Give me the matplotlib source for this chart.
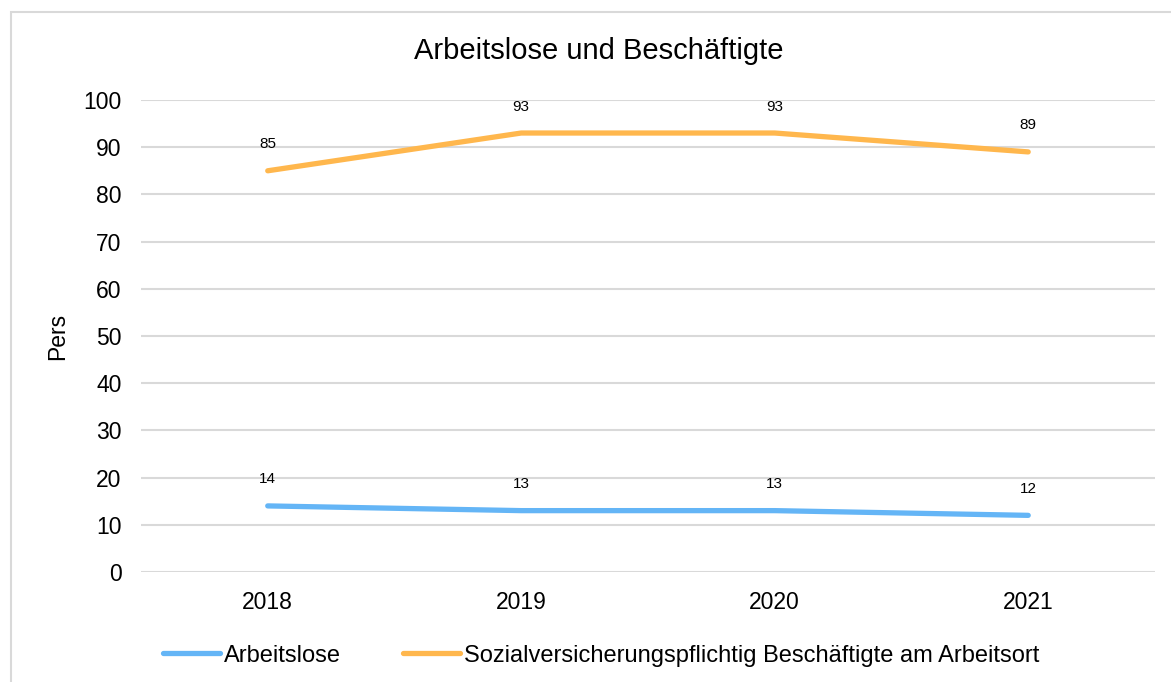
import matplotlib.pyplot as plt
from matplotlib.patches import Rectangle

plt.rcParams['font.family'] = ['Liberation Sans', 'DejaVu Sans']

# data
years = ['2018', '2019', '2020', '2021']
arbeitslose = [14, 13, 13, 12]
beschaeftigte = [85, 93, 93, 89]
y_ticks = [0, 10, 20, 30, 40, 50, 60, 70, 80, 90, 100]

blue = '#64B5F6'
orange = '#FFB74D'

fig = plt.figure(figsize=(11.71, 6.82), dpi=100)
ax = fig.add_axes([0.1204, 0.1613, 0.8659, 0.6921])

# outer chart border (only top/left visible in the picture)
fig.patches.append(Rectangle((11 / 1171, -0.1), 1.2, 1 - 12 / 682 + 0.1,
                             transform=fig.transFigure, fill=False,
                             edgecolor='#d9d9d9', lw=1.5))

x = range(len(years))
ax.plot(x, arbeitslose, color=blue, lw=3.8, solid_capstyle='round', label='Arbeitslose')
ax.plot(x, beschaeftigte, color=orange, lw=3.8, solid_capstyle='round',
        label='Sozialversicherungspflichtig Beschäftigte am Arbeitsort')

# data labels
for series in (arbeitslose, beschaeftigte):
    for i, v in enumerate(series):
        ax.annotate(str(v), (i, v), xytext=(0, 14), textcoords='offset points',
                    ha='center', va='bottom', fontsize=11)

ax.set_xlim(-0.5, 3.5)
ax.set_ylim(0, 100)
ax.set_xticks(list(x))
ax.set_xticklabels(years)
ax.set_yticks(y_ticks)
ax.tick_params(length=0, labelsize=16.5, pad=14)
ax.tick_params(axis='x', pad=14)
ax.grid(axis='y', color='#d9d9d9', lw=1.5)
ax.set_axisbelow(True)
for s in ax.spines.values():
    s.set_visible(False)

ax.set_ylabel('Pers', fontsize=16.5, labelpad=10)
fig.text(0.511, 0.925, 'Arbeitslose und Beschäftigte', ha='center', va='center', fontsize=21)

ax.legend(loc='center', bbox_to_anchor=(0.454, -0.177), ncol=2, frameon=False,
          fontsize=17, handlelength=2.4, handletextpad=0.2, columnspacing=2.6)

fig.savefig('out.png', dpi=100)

==

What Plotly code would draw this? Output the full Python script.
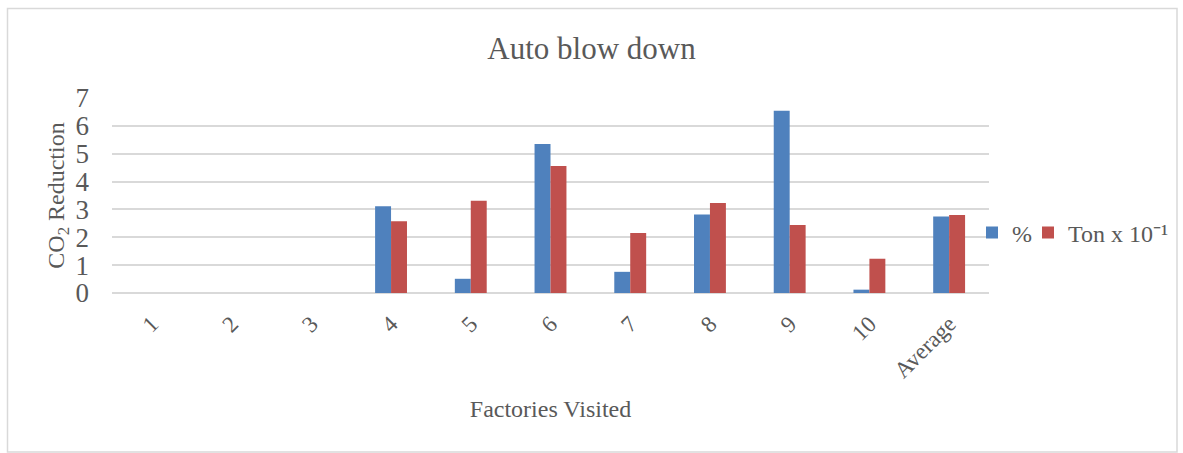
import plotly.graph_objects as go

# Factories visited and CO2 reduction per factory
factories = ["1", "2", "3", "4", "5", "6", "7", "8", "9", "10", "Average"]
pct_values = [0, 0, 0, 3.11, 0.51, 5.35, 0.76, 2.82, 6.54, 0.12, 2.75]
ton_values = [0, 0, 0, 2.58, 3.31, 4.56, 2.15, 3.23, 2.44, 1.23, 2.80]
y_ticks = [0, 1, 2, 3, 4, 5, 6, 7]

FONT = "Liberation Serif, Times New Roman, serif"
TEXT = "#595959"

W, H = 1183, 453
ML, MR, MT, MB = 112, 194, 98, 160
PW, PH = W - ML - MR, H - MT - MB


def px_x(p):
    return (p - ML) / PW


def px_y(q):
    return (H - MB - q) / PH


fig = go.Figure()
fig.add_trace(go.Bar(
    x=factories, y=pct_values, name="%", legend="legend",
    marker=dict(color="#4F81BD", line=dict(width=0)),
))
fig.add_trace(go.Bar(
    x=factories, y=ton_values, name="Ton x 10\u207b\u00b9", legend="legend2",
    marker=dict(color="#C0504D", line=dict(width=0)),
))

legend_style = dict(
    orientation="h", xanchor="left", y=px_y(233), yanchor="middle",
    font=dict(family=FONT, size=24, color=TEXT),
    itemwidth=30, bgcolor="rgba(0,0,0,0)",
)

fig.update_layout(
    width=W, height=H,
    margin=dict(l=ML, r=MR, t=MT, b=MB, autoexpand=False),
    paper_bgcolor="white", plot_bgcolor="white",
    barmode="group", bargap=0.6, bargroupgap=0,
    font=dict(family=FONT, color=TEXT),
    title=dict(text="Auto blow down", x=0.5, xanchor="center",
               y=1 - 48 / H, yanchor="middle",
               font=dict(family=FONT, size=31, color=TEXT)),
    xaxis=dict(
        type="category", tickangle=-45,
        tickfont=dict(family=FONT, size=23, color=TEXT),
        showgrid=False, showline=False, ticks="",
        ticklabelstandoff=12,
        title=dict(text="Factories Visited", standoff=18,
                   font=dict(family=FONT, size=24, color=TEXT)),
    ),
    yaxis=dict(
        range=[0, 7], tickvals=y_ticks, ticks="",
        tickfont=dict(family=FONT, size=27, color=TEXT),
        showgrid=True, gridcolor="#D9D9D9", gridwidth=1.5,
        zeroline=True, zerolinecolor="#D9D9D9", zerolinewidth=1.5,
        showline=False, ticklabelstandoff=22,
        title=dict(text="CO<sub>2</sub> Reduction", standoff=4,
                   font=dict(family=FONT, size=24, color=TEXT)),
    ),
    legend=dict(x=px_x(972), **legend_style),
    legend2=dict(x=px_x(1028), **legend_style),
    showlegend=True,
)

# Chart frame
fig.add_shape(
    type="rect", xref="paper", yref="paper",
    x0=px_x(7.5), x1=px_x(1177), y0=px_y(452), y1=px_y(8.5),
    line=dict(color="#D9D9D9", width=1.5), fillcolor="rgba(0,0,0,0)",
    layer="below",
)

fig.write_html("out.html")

§ Task objective
Return exactly the lines from the one with "Give me the matplotlib source for this chart." to the one with "s.set_visible(False)", inclusive, and nothing else; skip the pictures.

§ Response
Give me the matplotlib source for this chart.
import matplotlib.pyplot as plt
from matplotlib.patches import Rectangle

plt.rcParams['font.family'] = ['Liberation Sans', 'DejaVu Sans']

# data
years = ['2018', '2019', '2020', '2021']
arbeitslose = [14, 13, 13, 12]
beschaeftigte = [85, 93, 93, 89]
y_ticks = [0, 10, 20, 30, 40, 50, 60, 70, 80, 90, 100]

blue = '#64B5F6'
orange = '#FFB74D'

fig = plt.figure(figsize=(11.71, 6.82), dpi=100)
ax = fig.add_axes([0.1204, 0.1613, 0.8659, 0.6921])

# outer chart border (only top/left visible in the picture)
fig.patches.append(Rectangle((11 / 1171, -0.1), 1.2, 1 - 12 / 682 + 0.1,
                             transform=fig.transFigure, fill=False,
                             edgecolor='#d9d9d9', lw=1.5))

x = range(len(years))
ax.plot(x, arbeitslose, color=blue, lw=3.8, solid_capstyle='round', label='Arbeitslose')
ax.plot(x, beschaeftigte, color=orange, lw=3.8, solid_capstyle='round',
        label='Sozialversicherungspflichtig Beschäftigte am Arbeitsort')

# data labels
for series in (arbeitslose, beschaeftigte):
    for i, v in enumerate(series):
        ax.annotate(str(v), (i, v), xytext=(0, 14), textcoords='offset points',
                    ha='center', va='bottom', fontsize=11)

ax.set_xlim(-0.5, 3.5)
ax.set_ylim(0, 100)
ax.set_xticks(list(x))
ax.set_xticklabels(years)
ax.set_yticks(y_ticks)
ax.tick_params(length=0, labelsize=16.5, pad=14)
ax.tick_params(axis='x', pad=14)
ax.grid(axis='y', color='#d9d9d9', lw=1.5)
ax.set_axisbelow(True)
for s in ax.spines.values():
    s.set_visible(False)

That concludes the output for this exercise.